Data to process:
──────────────────────────────

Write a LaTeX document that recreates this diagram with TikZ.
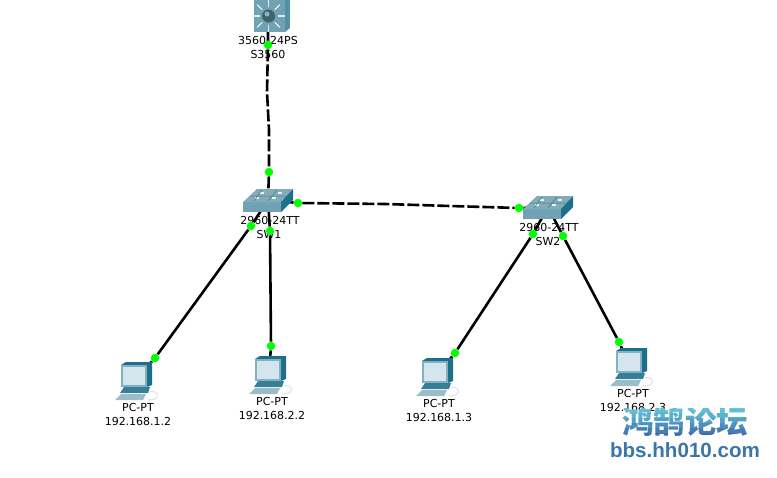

──────────────────────────────

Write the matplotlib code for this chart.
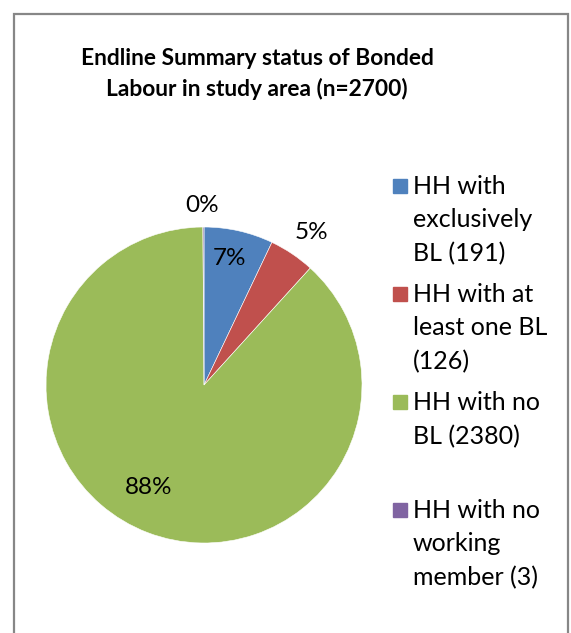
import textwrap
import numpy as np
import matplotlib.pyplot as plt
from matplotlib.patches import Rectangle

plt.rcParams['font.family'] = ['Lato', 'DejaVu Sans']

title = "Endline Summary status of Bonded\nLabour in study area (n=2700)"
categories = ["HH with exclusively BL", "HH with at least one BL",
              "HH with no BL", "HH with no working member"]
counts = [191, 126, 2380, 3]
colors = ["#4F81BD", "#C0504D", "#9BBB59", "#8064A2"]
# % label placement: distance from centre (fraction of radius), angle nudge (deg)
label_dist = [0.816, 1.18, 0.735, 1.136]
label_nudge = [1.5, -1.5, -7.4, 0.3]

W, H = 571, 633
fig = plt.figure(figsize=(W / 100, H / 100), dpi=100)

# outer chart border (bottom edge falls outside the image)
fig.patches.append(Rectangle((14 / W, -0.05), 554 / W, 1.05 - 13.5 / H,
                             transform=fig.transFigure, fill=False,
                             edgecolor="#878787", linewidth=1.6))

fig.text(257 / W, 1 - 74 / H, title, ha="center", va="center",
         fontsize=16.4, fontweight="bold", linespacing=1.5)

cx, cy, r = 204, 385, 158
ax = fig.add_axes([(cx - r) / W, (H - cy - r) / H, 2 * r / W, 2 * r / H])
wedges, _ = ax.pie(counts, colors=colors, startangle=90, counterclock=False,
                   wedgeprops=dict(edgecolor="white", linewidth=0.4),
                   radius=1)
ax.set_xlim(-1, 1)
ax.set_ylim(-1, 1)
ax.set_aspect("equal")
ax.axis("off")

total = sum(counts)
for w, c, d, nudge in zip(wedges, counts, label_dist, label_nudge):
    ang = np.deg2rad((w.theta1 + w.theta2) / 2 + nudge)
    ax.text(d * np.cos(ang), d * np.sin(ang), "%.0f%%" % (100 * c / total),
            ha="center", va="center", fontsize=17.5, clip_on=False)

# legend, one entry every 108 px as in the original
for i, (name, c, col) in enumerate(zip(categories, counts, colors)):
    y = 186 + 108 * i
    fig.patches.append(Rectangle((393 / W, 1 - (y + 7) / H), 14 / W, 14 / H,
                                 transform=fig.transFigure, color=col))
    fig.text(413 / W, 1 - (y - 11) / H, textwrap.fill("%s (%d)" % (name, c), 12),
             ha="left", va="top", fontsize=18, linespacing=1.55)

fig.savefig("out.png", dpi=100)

──────────────────────────────

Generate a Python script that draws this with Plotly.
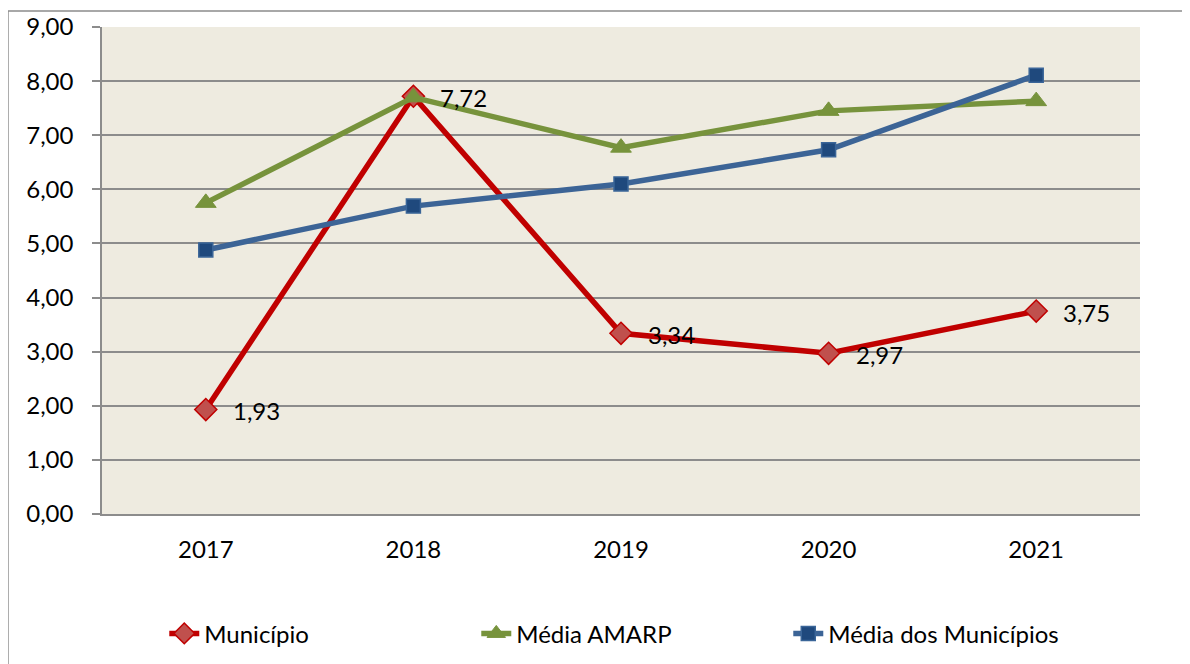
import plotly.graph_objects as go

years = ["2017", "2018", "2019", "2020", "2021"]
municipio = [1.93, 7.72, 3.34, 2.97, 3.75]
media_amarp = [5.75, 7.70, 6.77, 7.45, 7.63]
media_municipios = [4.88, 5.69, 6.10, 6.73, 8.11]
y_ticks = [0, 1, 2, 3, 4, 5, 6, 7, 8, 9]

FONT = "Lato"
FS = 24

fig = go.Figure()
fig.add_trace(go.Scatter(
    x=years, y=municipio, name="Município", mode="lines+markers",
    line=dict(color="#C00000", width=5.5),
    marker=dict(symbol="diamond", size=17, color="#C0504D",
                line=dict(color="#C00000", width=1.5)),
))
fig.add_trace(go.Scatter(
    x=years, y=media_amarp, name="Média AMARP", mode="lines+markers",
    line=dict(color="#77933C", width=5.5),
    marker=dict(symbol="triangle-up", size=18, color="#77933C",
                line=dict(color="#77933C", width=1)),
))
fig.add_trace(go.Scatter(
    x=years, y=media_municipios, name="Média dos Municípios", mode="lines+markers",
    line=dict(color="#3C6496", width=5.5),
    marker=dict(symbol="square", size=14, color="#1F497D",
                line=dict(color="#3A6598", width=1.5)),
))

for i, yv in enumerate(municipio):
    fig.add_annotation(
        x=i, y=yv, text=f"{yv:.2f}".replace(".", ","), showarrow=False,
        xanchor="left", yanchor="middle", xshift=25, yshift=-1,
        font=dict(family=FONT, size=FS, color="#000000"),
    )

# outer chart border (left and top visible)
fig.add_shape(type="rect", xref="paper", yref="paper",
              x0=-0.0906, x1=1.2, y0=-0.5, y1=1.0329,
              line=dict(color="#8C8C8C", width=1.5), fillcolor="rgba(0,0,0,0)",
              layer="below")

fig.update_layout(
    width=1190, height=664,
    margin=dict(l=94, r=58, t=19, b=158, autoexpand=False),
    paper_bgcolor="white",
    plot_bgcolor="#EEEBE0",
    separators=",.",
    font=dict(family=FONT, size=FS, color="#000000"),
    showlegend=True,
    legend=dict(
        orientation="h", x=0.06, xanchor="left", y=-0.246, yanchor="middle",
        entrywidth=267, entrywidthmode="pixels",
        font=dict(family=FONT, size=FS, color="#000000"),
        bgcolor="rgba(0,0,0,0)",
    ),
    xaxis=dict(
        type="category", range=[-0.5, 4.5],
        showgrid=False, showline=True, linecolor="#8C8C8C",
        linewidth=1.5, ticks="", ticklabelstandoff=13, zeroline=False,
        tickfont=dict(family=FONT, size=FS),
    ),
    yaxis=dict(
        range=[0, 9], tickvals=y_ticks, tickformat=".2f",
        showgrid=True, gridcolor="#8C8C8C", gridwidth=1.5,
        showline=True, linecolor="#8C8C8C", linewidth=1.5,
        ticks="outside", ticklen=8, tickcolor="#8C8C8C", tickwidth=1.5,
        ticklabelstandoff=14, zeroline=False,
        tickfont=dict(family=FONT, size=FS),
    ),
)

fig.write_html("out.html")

──────────────────────────────

Exercise brief: Nothing but the lines from the one with "Write the matplotlib code for this chart." down to the one with "plt.rcParams['font.family'] = ['Lato', 'DejaVu" should be printed, both of them included. Leave out the pictures.

Answer for the task:
Write the matplotlib code for this chart.
import textwrap
import numpy as np
import matplotlib.pyplot as plt
from matplotlib.patches import Rectangle

plt.rcParams['font.family'] = ['Lato', 'DejaVu Sans']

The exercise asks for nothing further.